Your output is the lines from the first one to the one containing "from bokeh.resources import INLINE", repeated exactly, with images left out.

START Provided data

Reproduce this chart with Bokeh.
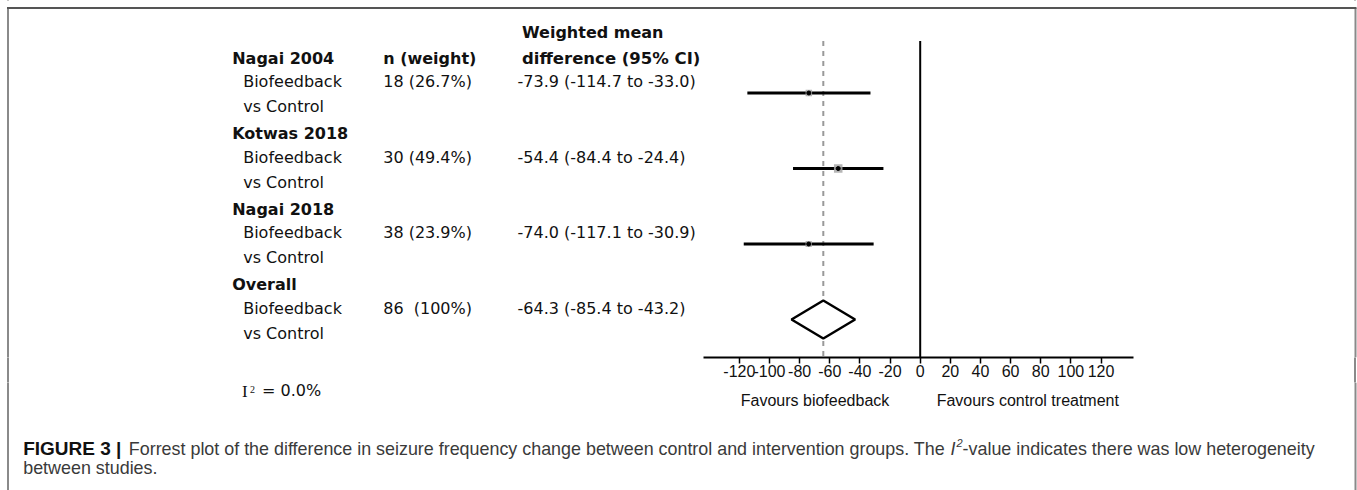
from bokeh.plotting import figure
from bokeh.models import Range1d, LinearAxis, FixedTicker, ColumnDataSource
from bokeh.layouts import column
from bokeh.core.properties import value
from bokeh.embed import file_html
from bokeh.resources import INLINE

# ---------------- data ----------------
studies = ["Nagai 2004", "Kotwas 2018", "Nagai 2018"]
comparison = ["Biofeedback", "vs Control"]
n_patients = [18, 30, 38]
weights = [26.7, 49.4, 23.9]
wmd = [-73.9, -54.4, -74.0]
ci_low = [-114.7, -84.4, -117.1]
ci_high = [-33.0, -24.4, -30.9]

overall_label = "Overall"
overall_n = 86
overall_weight = 100
overall_wmd = -64.3
overall_low = -85.4
overall_high = -43.2

i2_value = 0.0
ticks = [-120, -100, -80, -60, -40, -20, 0, 20, 40, 60, 80, 100, 120]
favours = ["Favours biofeedback", "Favours control treatment"]
favours_x = [-69.8, 71.4]
header_n = "n (weight)"
header_ci = ["Weighted mean", "difference (95% CI)"]

caption_bold = "FIGURE 3 |"
caption_a = "Forrest plot of the difference in seizure frequency change between control and intervention groups. The "
caption_i = "I"
caption_sup = "2"
caption_b = "-value indicates there was low heterogeneity"
caption_line2 = "between studies."

# ---------------- layout constants ----------------
W = 1357
H_TOP = 382          # upper figure (plot + axis strip)
H_BOT = 490 - H_TOP  # lower figure (labels + caption)
FRAME_BOTTOM = 357
FONT = "DejaVu Sans"
SANS = "Liberation Sans"
X0_PX, PX_PER_UNIT = 919.7, 1.5069
XR = (-X0_PX / PX_PER_UNIT, (W - X0_PX) / PX_PER_UNIT)
BORDER_X = [7.5, 1355.0]
BORDER_TOP = 7.5
BORDER_COLOR = "#8a8a8a"

def make_fig(height, y0, y1, bottom_border):
    f = figure(width=W, height=height, output_backend="svg", toolbar_location=None,
               x_range=Range1d(*XR), y_range=Range1d(y1, y0),
               x_axis_type=None, y_axis_type=None,
               min_border_left=0, min_border_right=0, min_border_top=0,
               min_border_bottom=bottom_border)
    f.extra_x_ranges = {"page": Range1d(0, W)}
    f.outline_line_color = None
    f.background_fill_color = "white"
    f.border_fill_color = None
    f.grid.visible = False
    return f

p = make_fig(H_TOP, 0, FRAME_BOTTOM, H_TOP - FRAME_BOTTOM)
q = make_fig(H_BOT, H_TOP, 490, 0)

# x axis with bounds
ax = LinearAxis(ticker=FixedTicker(ticks=ticks), bounds=(-144.0, 141.7),
                major_label_overrides={t: str(t) for t in ticks})
ax.axis_line_width = 2
ax.axis_line_color = "black"
ax.major_tick_out = 6
ax.major_tick_in = 0
ax.major_tick_line_width = 1.5
ax.major_tick_line_color = "black"
ax.minor_tick_line_color = None
ax.major_label_text_font = SANS
ax.major_label_text_font_size = "16px"
ax.major_label_text_color = "#111111"
ax.major_label_standoff = 1
p.add_layout(ax, "below")

# rows
name_y0 = 57.5
group_step = 75.5
names = studies + [overall_label]
name_y = [name_y0 + group_step * g for g in range(len(names))]
bio_y = [y + 23.7 for y in name_y]
vs_y = [y + 48.7 for y in name_y]
forest_y = [y + 35 for y in name_y]

n_txt = [f"{n} ({w}%)" for n, w in zip(n_patients, weights)] + [f"{overall_n}\u00a0 ({overall_weight}%)"]
ci_txt = [f"{m:.1f} ({l:.1f} to {h:.1f})" for m, l, h in
          zip(wmd + [overall_wmd], ci_low + [overall_low], ci_high + [overall_high])]

COL_NAME, COL_SUB, COL_N, COL_CI, COL_HEAD_CI = 231.7, 242.7, 382.7, 517.0, 521.5

def add_text(fig, xs, ys, texts, bold=False, italic=False, font=FONT, size="16px",
             color="#111111", page=True, align="left"):
    src = ColumnDataSource(dict(x=xs, y=ys, t=texts))
    style = "bold" if bold else ("italic" if italic else "normal")
    kw = dict(x_range_name="page") if page else {}
    fig.text(x="x", y="y", text="t", source=src,
             text_font=value(font), text_font_size=size, text_color=color,
             text_font_style=style, text_align=align, text_baseline="middle", **kw)

# headers
add_text(p, [COL_HEAD_CI], [32], [header_ci[0]], bold=True)
add_text(p, [COL_N], [name_y0], [header_n], bold=True)
add_text(p, [COL_HEAD_CI], [name_y0], [header_ci[1]], bold=True, size="16.5px")
# study rows
add_text(p, [COL_NAME] * len(names), name_y, names, bold=True)
add_text(p, [COL_SUB] * len(names), bio_y, [comparison[0]] * len(names))
add_text(p, [COL_SUB] * len(names), vs_y, [comparison[1]] * len(names))
add_text(p, [COL_N] * len(names), bio_y, n_txt)
add_text(p, [COL_CI] * len(names), bio_y, ci_txt)

# reference lines
top_y = 40.5
p.segment(x0=[0], y0=[top_y], x1=[0], y1=[FRAME_BOTTOM], line_color="black", line_width=2)
p.segment(x0=[overall_wmd], y0=[top_y], x1=[overall_wmd], y1=[FRAME_BOTTOM],
          line_color="#999999", line_width=2, line_dash="5 5")

# study CIs
sy = forest_y[:3]
p.segment(x0=ci_low, y0=sy, x1=ci_high, y1=sy, line_color="black", line_width=3)
sizes = [1.1 * w ** 0.5 + 0.8 for w in weights]
p.scatter(x=wmd, y=sy, size=sizes, marker="square", fill_color="#a8a8a8",
          line_color=None, fill_alpha=0.85)
p.scatter(x=wmd, y=sy, size=4, marker="circle", color="black")

# overall diamond
oy = forest_y[3]
half_h = 19
p.patch(x=[overall_low, overall_wmd, overall_high, overall_wmd],
        y=[oy, oy - half_h, oy, oy + half_h],
        fill_color="white", line_color="black", line_width=2.5)

# favours labels (data x positions)
add_text(q, favours_x, [400, 400], favours, font=SANS, page=False, align="center")

# I^2
add_text(q, [241.5], [390.5], ["I"], font="Liberation Serif", size="17px")
add_text(q, [249.5], [388.5], ["2"], font="Liberation Serif", size="10px")
add_text(q, [261.5], [390], [f"= {i2_value:.1f}%"])

# caption
CS = 17.9
CS_BOLD = 19.0
arial = {' ': 278, '-': 333, '.': 278, '|': 260, '2': 556, '3': 556,
         'a': 556, 'b': 556, 'c': 500, 'd': 556, 'e': 556, 'f': 278, 'g': 556, 'h': 556,
         'i': 222, 'j': 222, 'k': 500, 'l': 222, 'm': 833, 'n': 556, 'o': 556, 'p': 556,
         'q': 556, 'r': 333, 's': 500, 't': 278, 'u': 556, 'v': 500, 'w': 722, 'x': 500,
         'y': 500, 'z': 500, 'F': 611, 'T': 611, 'I': 278}
def tw(s, size):
    return sum(arial.get(c, 556) for c in s) / 1000.0 * size

cap_y1, cap_y2 = 448, 467
x_a = 128.3
x_i = x_a + tw(caption_a, CS)
x_sup = x_i + tw(caption_i, CS) + 0.8
x_b = x_sup + tw(caption_sup, CS * 0.62)
add_text(q, [22.7], [cap_y1], [caption_bold], bold=True, font=SANS, size=f"{CS_BOLD}px")
add_text(q, [x_a], [cap_y1], [caption_a], font=SANS, size=f"{CS}px", color="#3a3a3a")
add_text(q, [x_i], [cap_y1], [caption_i], italic=True, font=SANS, size=f"{CS}px", color="#3a3a3a")
add_text(q, [x_sup], [cap_y1 - 6], [caption_sup], italic=True, font=SANS,
         size=f"{CS*0.62:.1f}px", color="#3a3a3a")
add_text(q, [x_b], [cap_y1], [caption_b], font=SANS, size=f"{CS}px", color="#3a3a3a")
add_text(q, [22.7], [cap_y2], [caption_line2], font=SANS, size=f"{CS}px", color="#3a3a3a")

# outer frame
p.segment(x0=BORDER_X, y0=[BORDER_TOP] * 2, x1=BORDER_X, y1=[FRAME_BOTTOM] * 2,
          x_range_name="page", line_color=BORDER_COLOR, line_width=2)
q.segment(x0=BORDER_X, y0=[H_TOP] * 2, x1=BORDER_X, y1=[490] * 2,
          x_range_name="page", line_color=BORDER_COLOR, line_width=2)
p.segment(x0=[BORDER_X[0] - 1], y0=[BORDER_TOP], x1=[BORDER_X[1] + 1], y1=[BORDER_TOP],
          x_range_name="page", line_color="#555555", line_width=1.8)

layout = column(p, q, spacing=0)
# continue the side borders through the axis strip (transparent border area)
layout.styles = {
    "background-color": "white",
    "background-image": f"linear-gradient({BORDER_COLOR},{BORDER_COLOR}), linear-gradient({BORDER_COLOR},{BORDER_COLOR})",
    "background-size": "2px 100%, 2px 100%",
    "background-position": f"{BORDER_X[0]-1}px 0px, {BORDER_X[1]-1}px 0px",
    "background-repeat": "no-repeat",
}
open("out.html", "w").write(file_html(layout, INLINE))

END Provided data

Output —
Reproduce this chart with Bokeh.
from bokeh.plotting import figure
from bokeh.models import Range1d, LinearAxis, FixedTicker, ColumnDataSource
from bokeh.layouts import column
from bokeh.core.properties import value
from bokeh.embed import file_html
from bokeh.resources import INLINE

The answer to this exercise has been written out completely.